* _WHAT YOU ARE ASKED TO DO_
Reproduce, character for character, the lines below from the first through the one with "import matplotlib.pyplot as plt". Leave pictures out.

* _RECORDED INFORMATION_
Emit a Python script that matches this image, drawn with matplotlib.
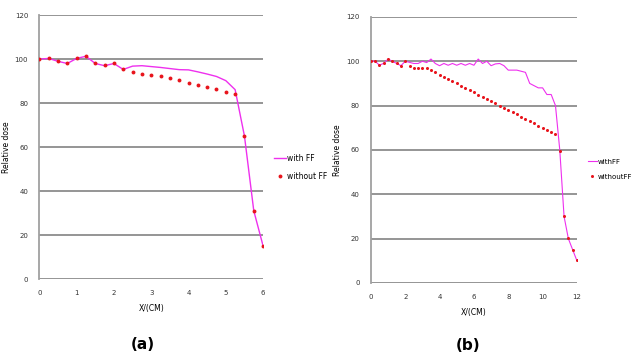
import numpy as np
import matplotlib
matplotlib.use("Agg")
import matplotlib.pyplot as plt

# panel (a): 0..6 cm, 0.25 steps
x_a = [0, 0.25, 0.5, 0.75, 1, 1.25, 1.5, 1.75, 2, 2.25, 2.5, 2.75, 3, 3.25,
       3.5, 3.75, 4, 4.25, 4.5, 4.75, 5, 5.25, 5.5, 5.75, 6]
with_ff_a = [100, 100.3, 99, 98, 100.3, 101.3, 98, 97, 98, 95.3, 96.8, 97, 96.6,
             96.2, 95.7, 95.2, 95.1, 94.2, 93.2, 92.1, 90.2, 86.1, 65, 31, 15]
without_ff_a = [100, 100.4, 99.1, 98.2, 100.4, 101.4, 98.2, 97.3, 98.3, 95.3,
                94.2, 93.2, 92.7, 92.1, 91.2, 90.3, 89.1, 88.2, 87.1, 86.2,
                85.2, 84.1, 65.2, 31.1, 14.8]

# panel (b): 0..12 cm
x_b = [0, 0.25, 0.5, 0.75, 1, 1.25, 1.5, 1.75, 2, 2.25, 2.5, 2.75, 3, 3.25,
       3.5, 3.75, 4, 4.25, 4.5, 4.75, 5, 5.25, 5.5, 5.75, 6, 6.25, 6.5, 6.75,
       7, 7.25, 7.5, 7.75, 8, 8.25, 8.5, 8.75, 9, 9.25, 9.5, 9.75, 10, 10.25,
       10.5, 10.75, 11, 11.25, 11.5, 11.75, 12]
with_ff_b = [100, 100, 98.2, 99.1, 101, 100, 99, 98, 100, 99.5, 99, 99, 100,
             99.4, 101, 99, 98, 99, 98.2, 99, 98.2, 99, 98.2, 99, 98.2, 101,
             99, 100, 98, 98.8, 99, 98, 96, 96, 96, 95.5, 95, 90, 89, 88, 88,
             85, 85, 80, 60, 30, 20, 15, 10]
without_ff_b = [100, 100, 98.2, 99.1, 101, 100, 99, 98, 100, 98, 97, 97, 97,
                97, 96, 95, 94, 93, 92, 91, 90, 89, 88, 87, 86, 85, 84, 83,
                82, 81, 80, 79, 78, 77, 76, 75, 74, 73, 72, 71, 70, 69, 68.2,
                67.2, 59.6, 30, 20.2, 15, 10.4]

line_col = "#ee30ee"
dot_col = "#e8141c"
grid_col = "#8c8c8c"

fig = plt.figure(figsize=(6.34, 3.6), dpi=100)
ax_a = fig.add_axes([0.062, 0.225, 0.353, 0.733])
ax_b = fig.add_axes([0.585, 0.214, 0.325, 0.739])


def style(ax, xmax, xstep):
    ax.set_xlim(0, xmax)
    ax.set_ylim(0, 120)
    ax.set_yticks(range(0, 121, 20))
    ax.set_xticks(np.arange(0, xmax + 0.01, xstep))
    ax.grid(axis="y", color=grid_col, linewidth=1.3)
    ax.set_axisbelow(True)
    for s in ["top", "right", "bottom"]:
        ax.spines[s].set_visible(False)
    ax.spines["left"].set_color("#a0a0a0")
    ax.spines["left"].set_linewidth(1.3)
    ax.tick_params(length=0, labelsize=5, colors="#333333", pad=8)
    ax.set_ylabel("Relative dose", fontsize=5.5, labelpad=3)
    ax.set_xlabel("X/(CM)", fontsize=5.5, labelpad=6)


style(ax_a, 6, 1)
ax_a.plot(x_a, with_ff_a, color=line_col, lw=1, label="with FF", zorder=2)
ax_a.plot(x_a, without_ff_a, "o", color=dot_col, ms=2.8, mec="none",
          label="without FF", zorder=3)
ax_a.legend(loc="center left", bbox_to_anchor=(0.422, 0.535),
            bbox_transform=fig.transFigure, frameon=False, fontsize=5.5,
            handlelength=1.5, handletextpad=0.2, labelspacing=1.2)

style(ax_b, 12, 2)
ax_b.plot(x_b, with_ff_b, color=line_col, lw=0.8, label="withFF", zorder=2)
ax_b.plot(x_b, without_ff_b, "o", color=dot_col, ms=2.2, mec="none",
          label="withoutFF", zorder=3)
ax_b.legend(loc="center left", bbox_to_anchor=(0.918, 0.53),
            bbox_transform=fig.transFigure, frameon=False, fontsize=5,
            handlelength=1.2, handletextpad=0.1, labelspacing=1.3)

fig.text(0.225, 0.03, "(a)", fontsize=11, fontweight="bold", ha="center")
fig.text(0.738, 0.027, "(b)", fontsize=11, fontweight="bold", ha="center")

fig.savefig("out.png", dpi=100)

* _FINISHED ANSWER_
Emit a Python script that matches this image, drawn with matplotlib.
import numpy as np
import matplotlib
matplotlib.use("Agg")
import matplotlib.pyplot as plt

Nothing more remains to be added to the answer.